Top journals go head to head on statin saga

Medicine

20 Sep 2016

The editor of The BMJ has called for an independent inquiry into the evidence on statins following a recent review by the Lancet that concluded the debate over their efficacy and safety had been put to rest.

Writing in her weekly column Dr Fiona Godlee said she had written to England’s Chief Medical officer requesting an independent review into the statin saga.

“Independent third party scrutiny of the statins trial data remains an essential next step if this increasingly bitter and unproductive dispute is to be resolved,” she wrote.

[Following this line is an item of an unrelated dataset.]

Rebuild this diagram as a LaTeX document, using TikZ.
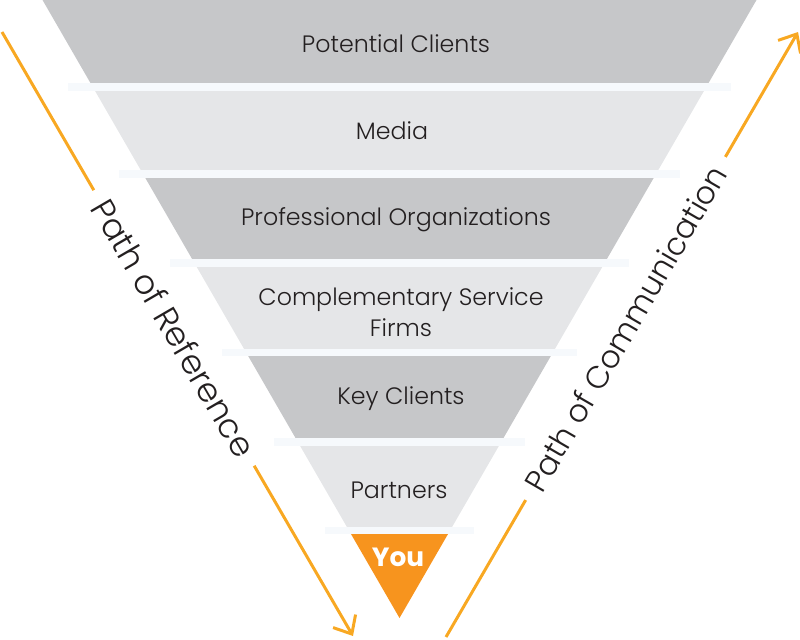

Also writing in his regular BMJ blog, Richard Lehman, retired GP and Senior advisory fellow in primary care at Cochrane UK, said that adverse effects of statins were much more common than the trials suggested.

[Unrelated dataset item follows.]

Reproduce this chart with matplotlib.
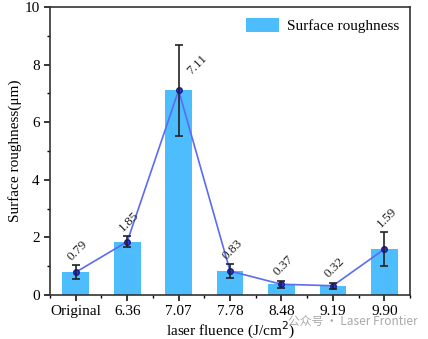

“Muscle pain and fatigability are not a figment of misattribution and public misinformation,” he wrote.

“They are too prevalent and recurrent in people who desperately want to stay on statins. Rather than discount a widely observed phenomenon, we should ask why there is such a mismatch with reporting in the trials.”

Also commenting in an editorial in the journal Harlan Krumholz, Professor of Medicine at Yale University, said he wanted more acknowledgment of the limitations of the statin trials such as a lack of evidence in elderly, the variation in how adverse event data were collected, and the ageing of the trials themselves.